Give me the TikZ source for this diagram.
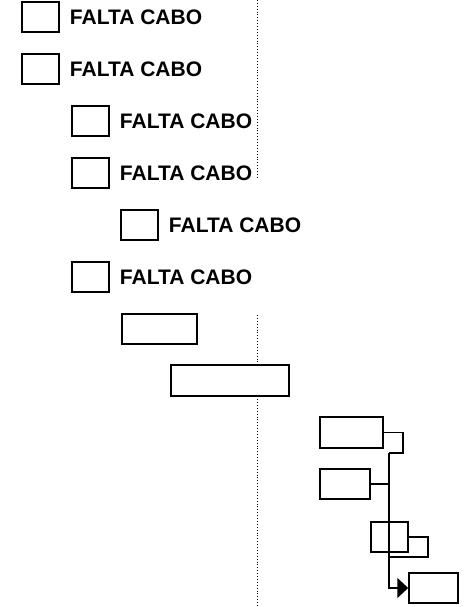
\documentclass[tikz,border=0pt]{standalone}
\usepackage{fontspec}
\setmainfont{Liberation Sans}
\usetikzlibrary{positioning, arrows.meta}
\tikzstyle{taskbox} = [rectangle, draw=black, line width=1.5pt, fill=white, inner sep=0pt, minimum height=30pt]
\tikzstyle{tasktext} = [inner sep=0pt, font=\fontsize{21}{25}\selectfont\bfseries]
\tikzstyle{link} = [line width=1.6pt]
\tikzstyle{arrow} = [line width=1.6pt, -{Triangle[length=11pt,width=20pt]}]
\tikzstyle{guide} = [dotted, line width=0.9pt]

\begin{document}
\begin{tikzpicture}[x=1pt, y=-1pt]
    \useasboundingbox (0,0) rectangle (463,607);

    % date line
    \draw [guide] (257,0) -- (257,178);
    \draw [guide] (257,315) -- (257,607);

    % flagged tasks
    \node (b1) [taskbox, minimum width=37pt] at (40.5,17) {};
    \node (b2) [taskbox, minimum width=37pt] at (40.5,69) {};
    \node (b3) [taskbox, minimum width=37pt] at (90.5,121) {};
    \node (b4) [taskbox, minimum width=37pt] at (90.5,173) {};
    \node (b5) [taskbox, minimum width=37pt] at (139.5,225) {};
    \node (b6) [taskbox, minimum width=37pt] at (90.5,277) {};

    \node (t1) [tasktext, right=10pt of b1] {FALTA CABO};
    \node (t2) [tasktext, right=10pt of b2] {FALTA CABO};
    \node (t3) [tasktext, right=10pt of b3] {FALTA CABO};
    \node (t4) [tasktext, right=10pt of b4] {FALTA CABO};
    \node (t5) [tasktext, right=10pt of b5] {FALTA CABO};
    \node (t6) [tasktext, right=10pt of b6] {FALTA CABO};

    % bars
    \node (b7) [taskbox, minimum width=75pt] at (159.5,329) {};
    \node (b8) [taskbox, minimum width=118pt, minimum height=31pt] at (230,380.5) {};
    \node (b9) [taskbox, minimum width=63pt, minimum height=31pt] at (351.5,432.5) {};
    \node (b10) [taskbox, minimum width=50pt] at (345,484) {};
    \node (b11) [taskbox, minimum width=37pt] at (389.5,537) {};
    \node (b12) [taskbox, minimum width=49pt] at (433.5,588) {};

    \coordinate (j1) at (389,453);
    \coordinate (j3) at (389,557);

    \draw [link] (b9.east) -- ++(19,0) |- (j1);
    \draw [link] (b10.east) -- (b10.east -| j1);
    \draw [link] (b11.east) -- ++(19,0) |- (j3);
    \draw [arrow] (j1) |- (b12.west);

\end{tikzpicture}
\end{document}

- Given task
Reproduce all of the data exactly; the pictures do not belong in the copy.

- Task output
Give me the TikZ source for this diagram.
\documentclass[tikz,border=0pt]{standalone}
\usepackage{fontspec}
\setmainfont{Liberation Sans}
\usetikzlibrary{positioning, arrows.meta}
\tikzstyle{taskbox} = [rectangle, draw=black, line width=1.5pt, fill=white, inner sep=0pt, minimum height=30pt]
\tikzstyle{tasktext} = [inner sep=0pt, font=\fontsize{21}{25}\selectfont\bfseries]
\tikzstyle{link} = [line width=1.6pt]
\tikzstyle{arrow} = [line width=1.6pt, -{Triangle[length=11pt,width=20pt]}]
\tikzstyle{guide} = [dotted, line width=0.9pt]

\begin{document}
\begin{tikzpicture}[x=1pt, y=-1pt]
    \useasboundingbox (0,0) rectangle (463,607);

    % date line
    \draw [guide] (257,0) -- (257,178);
    \draw [guide] (257,315) -- (257,607);

    % flagged tasks
    \node (b1) [taskbox, minimum width=37pt] at (40.5,17) {};
    \node (b2) [taskbox, minimum width=37pt] at (40.5,69) {};
    \node (b3) [taskbox, minimum width=37pt] at (90.5,121) {};
    \node (b4) [taskbox, minimum width=37pt] at (90.5,173) {};
    \node (b5) [taskbox, minimum width=37pt] at (139.5,225) {};
    \node (b6) [taskbox, minimum width=37pt] at (90.5,277) {};

    \node (t1) [tasktext, right=10pt of b1] {FALTA CABO};
    \node (t2) [tasktext, right=10pt of b2] {FALTA CABO};
    \node (t3) [tasktext, right=10pt of b3] {FALTA CABO};
    \node (t4) [tasktext, right=10pt of b4] {FALTA CABO};
    \node (t5) [tasktext, right=10pt of b5] {FALTA CABO};
    \node (t6) [tasktext, right=10pt of b6] {FALTA CABO};

    % bars
    \node (b7) [taskbox, minimum width=75pt] at (159.5,329) {};
    \node (b8) [taskbox, minimum width=118pt, minimum height=31pt] at (230,380.5) {};
    \node (b9) [taskbox, minimum width=63pt, minimum height=31pt] at (351.5,432.5) {};
    \node (b10) [taskbox, minimum width=50pt] at (345,484) {};
    \node (b11) [taskbox, minimum width=37pt] at (389.5,537) {};
    \node (b12) [taskbox, minimum width=49pt] at (433.5,588) {};

    \coordinate (j1) at (389,453);
    \coordinate (j3) at (389,557);

    \draw [link] (b9.east) -- ++(19,0) |- (j1);
    \draw [link] (b10.east) -- (b10.east -| j1);
    \draw [link] (b11.east) -- ++(19,0) |- (j3);
    \draw [arrow] (j1) |- (b12.west);

\end{tikzpicture}
\end{document}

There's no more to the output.